The leaked secret Cabinet document outlines that the sub-committee considered and approved the procurement of emergency pharmaceuticals to the tune of $515.2 million. The request was approved on Monday last.
Lewis told this publication that there was no other way the companies could have been paid, hence the reason Cabinet’s approval was needed.
He related that changes are being made to the procurement and financial departments of the GPHC. He said that they have separated the departments, and that they are being managed independently to improve accountability and eliminate possible corrupt activities. Lewis said that they have been engaging different stakeholders to address the issue of drug shortages and utilisation.

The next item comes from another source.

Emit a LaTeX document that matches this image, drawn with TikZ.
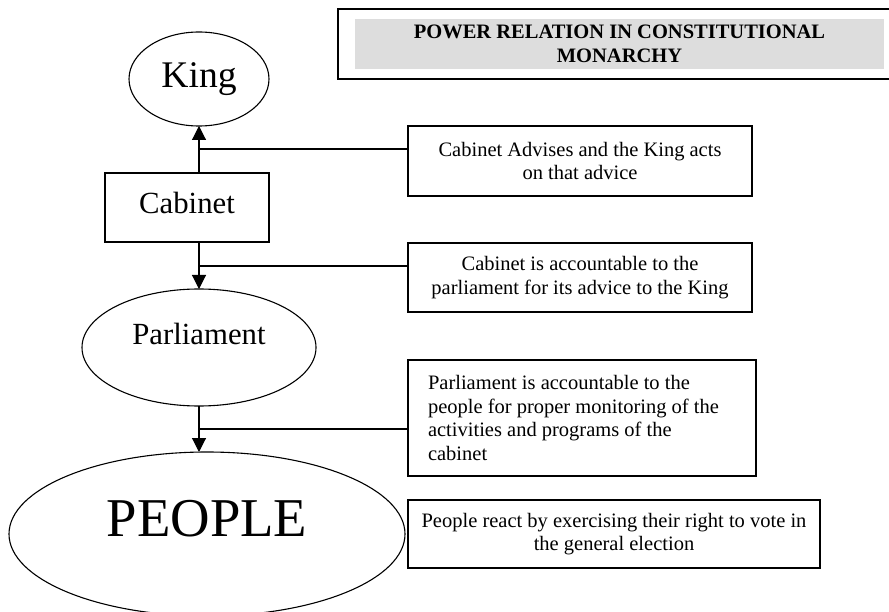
\documentclass[tikz,border=0pt]{standalone}
\usepackage{fontspec}
\setmainfont{Liberation Serif}
\usetikzlibrary{arrows.meta,shapes.geometric}
\definecolor{titlegray}{HTML}{DDDDDD}

\begin{document}
\begin{tikzpicture}[x=1pt,y=-1pt,
  oval/.style={draw, ellipse, line width=1.1pt, inner sep=0pt, outer sep=0pt},
  note/.style={draw, rectangle, line width=1.4pt, inner sep=0pt, outer sep=0pt,
    align=center, font=\fontsize{20.5}{23.5}\selectfont},
  link/.style={line width=1.1pt},
  flow/.style={line width=1.1pt, -{Triangle[length=14pt,width=14pt]}}]
\useasboundingbox (0,0) rectangle (889,612);
% title
\draw[line width=1.8pt] (338,9) rectangle (900,79);
\fill[titlegray] (355,19) rectangle (884,69);
\node[align=center, font=\bfseries\fontsize{20.5}{23.5}\selectfont] (title) at (619.5,44)
  {POWER RELATION IN CONSTITUTIONAL\\MONARCHY};
% chain of power
\node[oval, minimum width=140pt, minimum height=94pt, font=\fontsize{37.6}{40}\selectfont] (king) at (199,79) {King};
\node[draw, line width=1.4pt, inner sep=0pt, outer sep=0pt, minimum width=164pt, minimum height=69pt,
  text depth=10pt, font=\fontsize{30.75}{34}\selectfont] (cabinet) at (187,207.5) {Cabinet};
\node[oval, minimum width=234pt, minimum height=117pt,
  label={[yshift=14pt, font=\fontsize{30.75}{34}\selectfont]center:Parliament}] (parl) at (199,347.5) {};
\node[oval, minimum width=396pt, minimum height=164pt,
  label={[yshift=15pt, font=\fontsize{54.7}{58}\selectfont]center:PEOPLE}] (people) at (207,534) {};
% explanations
\node[note, minimum width=344pt, minimum height=70pt] (box1) at (580,161)
  {Cabinet Advises and the King acts\\on that advice};
\node[note, minimum width=344pt, minimum height=69pt] (box2) at (580,277.5)
  {Cabinet is accountable to the\\parliament for its advice to the King};
\node[note, minimum width=348pt, minimum height=116pt, align=flush left, text width=308pt, inner xsep=20pt] (box3) at (582,418)
  {Parliament is accountable to the\\people for proper monitoring of the\\activities and programs of the\\cabinet};
\node[note, minimum width=412pt, minimum height=68pt] (box4) at (614,534)
  {People react by exercising their right to vote in\\the general election};
% arrows
\draw[flow] (king.south |- cabinet.north) -- (king.south);
\draw[flow] (king.south |- cabinet.south) -- (parl.north);
\draw[flow] (parl.south) -- (parl.south |- people.north);
% joins to the notes
\coordinate (j1) at (199,149);
\coordinate (j2) at (199,266);
\coordinate (j3) at (199,429);
\draw[link] (j1) -- (j1 -| box1.west);
\draw[link] (j2) -- (j2 -| box2.west);
\draw[link] (j3) -- (j3 -| box3.west);
\end{tikzpicture}
\end{document}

The then Opposition, now Government, the coalition A Partnership for National Unity/ Alliance For Change (APNU/AFC), vehemently railed against the sole sourcing practice.
Earlier this year, a contract was handed to ANSA McAL, a Trinidadian conglomerate, to the tune of $605 million, for which the Public Procurement Commission had launched an investigation and had found that there were breaches of Guyana’s Procurement laws in order to facilitate the purchase.
The investigation by the Public Procurement Commission had found that procurement laws had been broken.
Drug purchases by and for the nation’s premier health institutions had come under intense scrutiny earlier this year, when probity by the political Opposition had found glaring discrepancies and breaches of the laws of Guyana. It was discovered that more that 90% of the drugs’ purchases made this past year were done on an emergency basis.